> **INFORMATION SHOWN**:
= = =
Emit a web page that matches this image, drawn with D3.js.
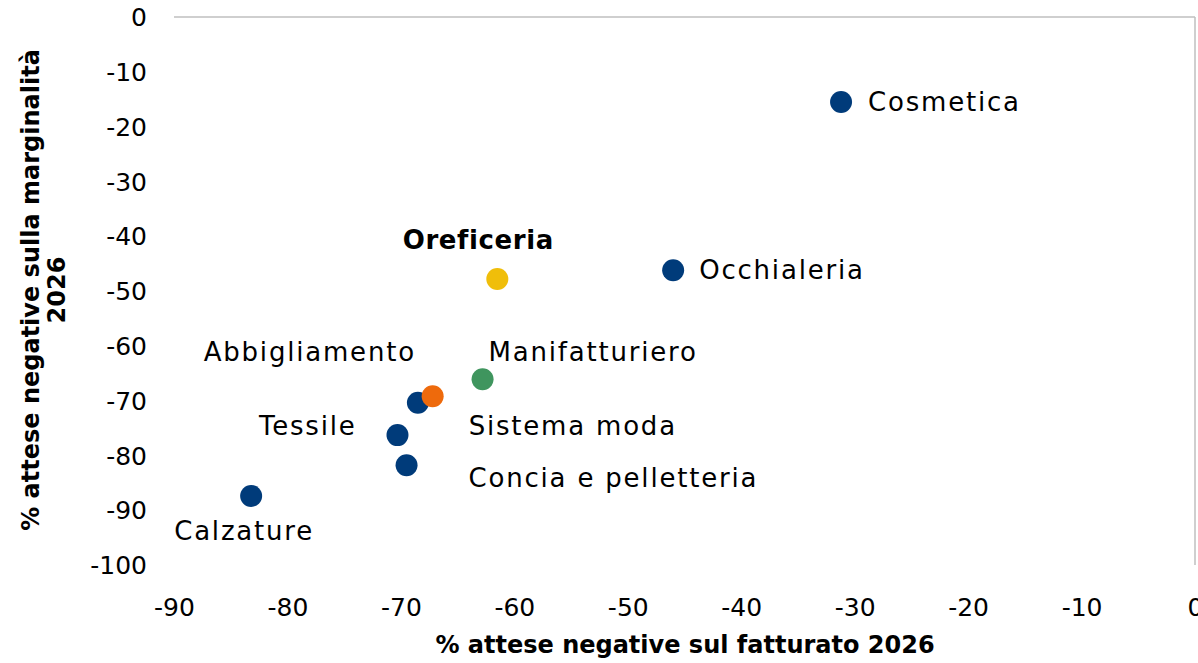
<!DOCTYPE html>
<html>
<head>
<meta charset="utf-8">
<script src="https://cdn.jsdelivr.net/npm/d3@7"></script>
<style>
  body { margin: 0; background: #fff; }
  svg text { font-family: "Century Gothic", "DejaVu Sans", sans-serif; fill: #000; }
</style>
</head>
<body>
<div id="chart"></div>
<script>
// dati: % attese negative su fatturato (x) e marginalità (y), 2026
const settori = ["Cosmetica", "Occhialeria", "Oreficeria", "Manifatturiero", "Abbigliamento",
                 "Sistema moda", "Tessile", "Concia e pelletteria", "Calzature"];
const gruppi = ["settore", "settore", "oro", "manif", "settore", "moda", "settore", "settore", "settore"];
const fatturato = [-31.2, -46.0, -61.5, -62.8, -68.5, -67.2, -70.3, -69.5, -83.2];
const marginalita = [-15.5, -46.2, -47.8, -66.1, -70.4, -69.2, -76.3, -81.8, -87.4];
const xTicks = [-90, -80, -70, -60, -50, -40, -30, -20, -10, 0];
const yTicks = [0, -10, -20, -30, -40, -50, -60, -70, -80, -90, -100];

const colori = { settore: "#003B7A", oro: "#F0BE0A", manif: "#3F955E", moda: "#EE6A0C" };

// posizione delle etichette rispetto al punto
const etichette = {
  "Cosmetica": { dx: 27, dy: 0, anchor: "start" },
  "Occhialeria": { dx: 26, dy: 0, anchor: "start" },
  "Oreficeria": { dx: -19, dy: -39, anchor: "middle", bold: true },
  "Manifatturiero": { dx: 6, dy: -27, anchor: "start" },
  "Abbigliamento": { dx: -2, dy: -51, anchor: "end" },
  "Sistema moda": { dx: 36, dy: 30, anchor: "start" },
  "Tessile": { dx: -41, dy: -9, anchor: "end" },
  "Concia e pelletteria": { dx: 62, dy: 13, anchor: "start" },
  "Calzature": { dx: -7, dy: 35, anchor: "middle" }
};

const data = settori.map((s, i) => ({ nome: s, gruppo: gruppi[i], x: fatturato[i], y: marginalita[i] }));

const W = 1198, H = 663;
const plot = { left: 174, right: 1195, top: 17, bottom: 565 };

const svg = d3.select("#chart").append("svg")
    .attr("width", W)
    .attr("height", H);

const xScale = d3.scaleLinear().domain([-90, 0]).range([plot.left, plot.right]);
const yScale = d3.scaleLinear().domain([0, -100]).range([plot.top, plot.bottom]);

// assi che si incrociano in (0,0): linea orizzontale in alto e verticale a destra
svg.append("line")
    .attr("x1", xScale(-90)).attr("x2", xScale(0))
    .attr("y1", yScale(0)).attr("y2", yScale(0))
    .attr("stroke", "#bfbfbf").attr("stroke-width", 1.5);
svg.append("line")
    .attr("x1", xScale(0)).attr("x2", xScale(0))
    .attr("y1", yScale(0)).attr("y2", yScale(-100))
    .attr("stroke", "#bfbfbf").attr("stroke-width", 1.5);

// etichette tick asse Y (a sinistra)
const yAxis = d3.axisLeft(yScale).tickValues(yTicks).tickSize(0).tickPadding(0).tickFormat(d => String(d));
svg.append("g")
    .attr("transform", `translate(147, 0)`)
    .call(yAxis)
    .call(g => g.select(".domain").remove())
    .call(g => g.selectAll("text").style("font-size", "25px").attr("dy", "0.35em"));

// etichette tick asse X (in basso)
const xAxis = d3.axisBottom(xScale).tickValues(xTicks).tickSize(0).tickPadding(0).tickFormat(d => String(d));
svg.append("g")
    .attr("transform", `translate(0, 607)`)
    .call(xAxis)
    .call(g => g.select(".domain").remove())
    .call(g => g.selectAll("text").style("font-size", "25px").attr("dy", "0.35em"));

// punti
svg.append("g").selectAll("circle")
    .data(data)
    .join("circle")
    .attr("cx", d => xScale(d.x))
    .attr("cy", d => yScale(d.y))
    .attr("r", 11)
    .attr("fill", d => colori[d.gruppo]);

// etichette dei punti
svg.append("g").selectAll("text")
    .data(data)
    .join("text")
    .attr("x", d => xScale(d.x) + etichette[d.nome].dx)
    .attr("y", d => yScale(d.y) + etichette[d.nome].dy)
    .attr("dy", "0.35em")
    .attr("text-anchor", d => etichette[d.nome].anchor)
    .style("font-size", "26px")
    .style("letter-spacing", d => etichette[d.nome].bold ? "0.6px" : "1.8px")
    .style("font-weight", d => etichette[d.nome].bold ? "bold" : "normal")
    .text(d => d.nome);

// titoli degli assi
svg.append("text")
    .attr("x", 685)
    .attr("y", 645)
    .attr("dy", "0.35em")
    .attr("text-anchor", "middle")
    .style("font-size", "24px")
    .style("font-weight", "bold")
    .text("% attese negative sul fatturato 2026");

const yTitle = svg.append("text")
    .attr("transform", "translate(31, 290) rotate(-90)")
    .attr("text-anchor", "middle")
    .style("font-size", "24px")
    .style("font-weight", "bold");
yTitle.append("tspan").attr("x", 0).attr("dy", "0.35em").text("% attese negative sulla marginalità");
yTitle.append("tspan").attr("x", 0).attr("dy", "1.05em").text("2026");
</script>
</body>
</html>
= = =
> **WHAT YOU WILL DO**:
Return the material exactly as given, apart from the pictures.

> **ANSWER TO THIS EXERCISE**:
Emit a web page that matches this image, drawn with D3.js.
<!DOCTYPE html>
<html>
<head>
<meta charset="utf-8">
<script src="https://cdn.jsdelivr.net/npm/d3@7"></script>
<style>
  body { margin: 0; background: #fff; }
  svg text { font-family: "Century Gothic", "DejaVu Sans", sans-serif; fill: #000; }
</style>
</head>
<body>
<div id="chart"></div>
<script>
// dati: % attese negative su fatturato (x) e marginalità (y), 2026
const settori = ["Cosmetica", "Occhialeria", "Oreficeria", "Manifatturiero", "Abbigliamento",
                 "Sistema moda", "Tessile", "Concia e pelletteria", "Calzature"];
const gruppi = ["settore", "settore", "oro", "manif", "settore", "moda", "settore", "settore", "settore"];
const fatturato = [-31.2, -46.0, -61.5, -62.8, -68.5, -67.2, -70.3, -69.5, -83.2];
const marginalita = [-15.5, -46.2, -47.8, -66.1, -70.4, -69.2, -76.3, -81.8, -87.4];
const xTicks = [-90, -80, -70, -60, -50, -40, -30, -20, -10, 0];
const yTicks = [0, -10, -20, -30, -40, -50, -60, -70, -80, -90, -100];

const colori = { settore: "#003B7A", oro: "#F0BE0A", manif: "#3F955E", moda: "#EE6A0C" };

// posizione delle etichette rispetto al punto
const etichette = {
  "Cosmetica": { dx: 27, dy: 0, anchor: "start" },
  "Occhialeria": { dx: 26, dy: 0, anchor: "start" },
  "Oreficeria": { dx: -19, dy: -39, anchor: "middle", bold: true },
  "Manifatturiero": { dx: 6, dy: -27, anchor: "start" },
  "Abbigliamento": { dx: -2, dy: -51, anchor: "end" },
  "Sistema moda": { dx: 36, dy: 30, anchor: "start" },
  "Tessile": { dx: -41, dy: -9, anchor: "end" },
  "Concia e pelletteria": { dx: 62, dy: 13, anchor: "start" },
  "Calzature": { dx: -7, dy: 35, anchor: "middle" }
};

const data = settori.map((s, i) => ({ nome: s, gruppo: gruppi[i], x: fatturato[i], y: marginalita[i] }));

const W = 1198, H = 663;
const plot = { left: 174, right: 1195, top: 17, bottom: 565 };

const svg = d3.select("#chart").append("svg")
    .attr("width", W)
    .attr("height", H);

const xScale = d3.scaleLinear().domain([-90, 0]).range([plot.left, plot.right]);
const yScale = d3.scaleLinear().domain([0, -100]).range([plot.top, plot.bottom]);

// assi che si incrociano in (0,0): linea orizzontale in alto e verticale a destra
svg.append("line")
    .attr("x1", xScale(-90)).attr("x2", xScale(0))
    .attr("y1", yScale(0)).attr("y2", yScale(0))
    .attr("stroke", "#bfbfbf").attr("stroke-width", 1.5);
svg.append("line")
    .attr("x1", xScale(0)).attr("x2", xScale(0))
    .attr("y1", yScale(0)).attr("y2", yScale(-100))
    .attr("stroke", "#bfbfbf").attr("stroke-width", 1.5);

// etichette tick asse Y (a sinistra)
const yAxis = d3.axisLeft(yScale).tickValues(yTicks).tickSize(0).tickPadding(0).tickFormat(d => String(d));
svg.append("g")
    .attr("transform", `translate(147, 0)`)
    .call(yAxis)
    .call(g => g.select(".domain").remove())
    .call(g => g.selectAll("text").style("font-size", "25px").attr("dy", "0.35em"));

// etichette tick asse X (in basso)
const xAxis = d3.axisBottom(xScale).tickValues(xTicks).tickSize(0).tickPadding(0).tickFormat(d => String(d));
svg.append("g")
    .attr("transform", `translate(0, 607)`)
    .call(xAxis)
    .call(g => g.select(".domain").remove())
    .call(g => g.selectAll("text").style("font-size", "25px").attr("dy", "0.35em"));

// punti
svg.append("g").selectAll("circle")
    .data(data)
    .join("circle")
    .attr("cx", d => xScale(d.x))
    .attr("cy", d => yScale(d.y))
    .attr("r", 11)
    .attr("fill", d => colori[d.gruppo]);

// etichette dei punti
svg.append("g").selectAll("text")
    .data(data)
    .join("text")
    .attr("x", d => xScale(d.x) + etichette[d.nome].dx)
    .attr("y", d => yScale(d.y) + etichette[d.nome].dy)
    .attr("dy", "0.35em")
    .attr("text-anchor", d => etichette[d.nome].anchor)
    .style("font-size", "26px")
    .style("letter-spacing", d => etichette[d.nome].bold ? "0.6px" : "1.8px")
    .style("font-weight", d => etichette[d.nome].bold ? "bold" : "normal")
    .text(d => d.nome);

// titoli degli assi
svg.append("text")
    .attr("x", 685)
    .attr("y", 645)
    .attr("dy", "0.35em")
    .attr("text-anchor", "middle")
    .style("font-size", "24px")
    .style("font-weight", "bold")
    .text("% attese negative sul fatturato 2026");

const yTitle = svg.append("text")
    .attr("transform", "translate(31, 290) rotate(-90)")
    .attr("text-anchor", "middle")
    .style("font-size", "24px")
    .style("font-weight", "bold");
yTitle.append("tspan").attr("x", 0).attr("dy", "0.35em").text("% attese negative sulla marginalità");
yTitle.append("tspan").attr("x", 0).attr("dy", "1.05em").text("2026");
</script>
</body>
</html>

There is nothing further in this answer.